BRIEF:
Return only the number of lines holding the word "this".

(Records with drawing code)
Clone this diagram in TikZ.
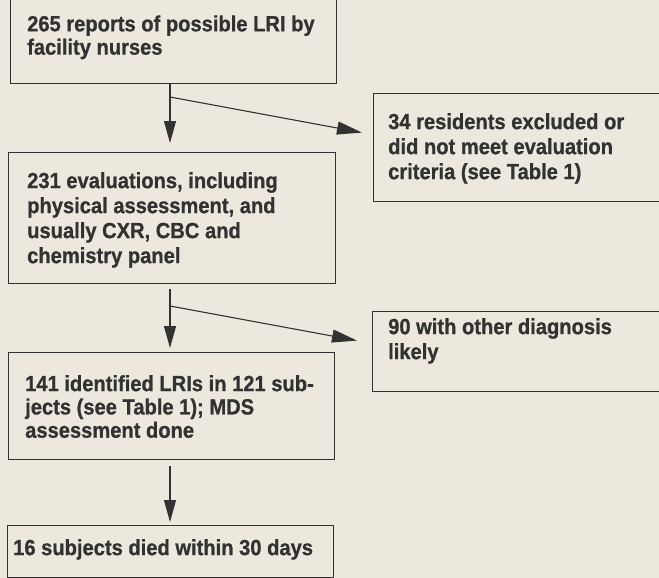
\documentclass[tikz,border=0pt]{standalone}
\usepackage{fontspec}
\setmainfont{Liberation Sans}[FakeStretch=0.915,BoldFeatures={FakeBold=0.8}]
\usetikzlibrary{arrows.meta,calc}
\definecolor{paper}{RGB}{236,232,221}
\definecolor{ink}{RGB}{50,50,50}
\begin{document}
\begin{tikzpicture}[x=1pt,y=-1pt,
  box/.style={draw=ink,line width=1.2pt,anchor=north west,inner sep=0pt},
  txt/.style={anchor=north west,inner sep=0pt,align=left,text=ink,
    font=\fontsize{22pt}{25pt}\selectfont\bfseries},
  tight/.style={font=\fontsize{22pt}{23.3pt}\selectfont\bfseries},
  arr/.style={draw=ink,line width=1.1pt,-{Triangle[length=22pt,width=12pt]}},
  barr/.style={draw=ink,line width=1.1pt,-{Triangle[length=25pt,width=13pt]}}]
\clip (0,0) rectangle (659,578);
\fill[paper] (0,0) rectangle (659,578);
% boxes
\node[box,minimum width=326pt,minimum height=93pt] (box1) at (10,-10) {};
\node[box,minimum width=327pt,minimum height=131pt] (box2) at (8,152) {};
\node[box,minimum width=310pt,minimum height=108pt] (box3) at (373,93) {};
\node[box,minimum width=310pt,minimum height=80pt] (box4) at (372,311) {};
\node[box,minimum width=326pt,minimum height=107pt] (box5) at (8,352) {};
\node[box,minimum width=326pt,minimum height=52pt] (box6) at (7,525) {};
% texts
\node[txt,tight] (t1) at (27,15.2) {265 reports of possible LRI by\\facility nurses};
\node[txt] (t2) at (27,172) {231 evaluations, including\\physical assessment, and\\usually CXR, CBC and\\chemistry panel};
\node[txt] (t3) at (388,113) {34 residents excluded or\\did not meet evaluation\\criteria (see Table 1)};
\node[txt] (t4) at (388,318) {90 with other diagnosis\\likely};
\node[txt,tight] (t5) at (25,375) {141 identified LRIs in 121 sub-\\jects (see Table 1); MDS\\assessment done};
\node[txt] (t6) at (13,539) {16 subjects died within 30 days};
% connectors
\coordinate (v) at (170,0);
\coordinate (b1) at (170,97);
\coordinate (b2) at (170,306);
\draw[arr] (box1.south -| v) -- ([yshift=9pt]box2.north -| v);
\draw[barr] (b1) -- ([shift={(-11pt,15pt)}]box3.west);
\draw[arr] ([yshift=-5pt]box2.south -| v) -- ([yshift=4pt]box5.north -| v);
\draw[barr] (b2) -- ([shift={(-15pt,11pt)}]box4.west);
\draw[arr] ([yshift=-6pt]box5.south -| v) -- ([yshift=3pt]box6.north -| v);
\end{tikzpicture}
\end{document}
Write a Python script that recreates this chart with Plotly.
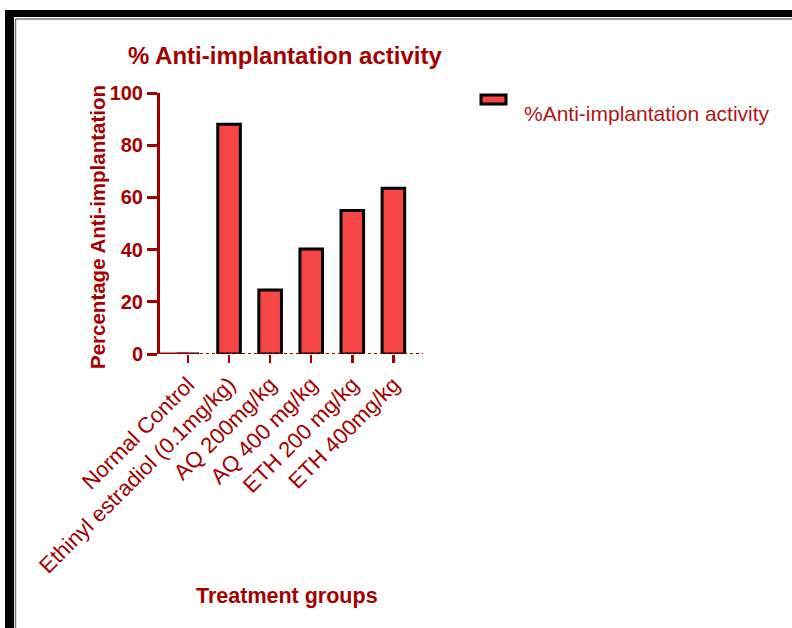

TASK SOLUTION:
2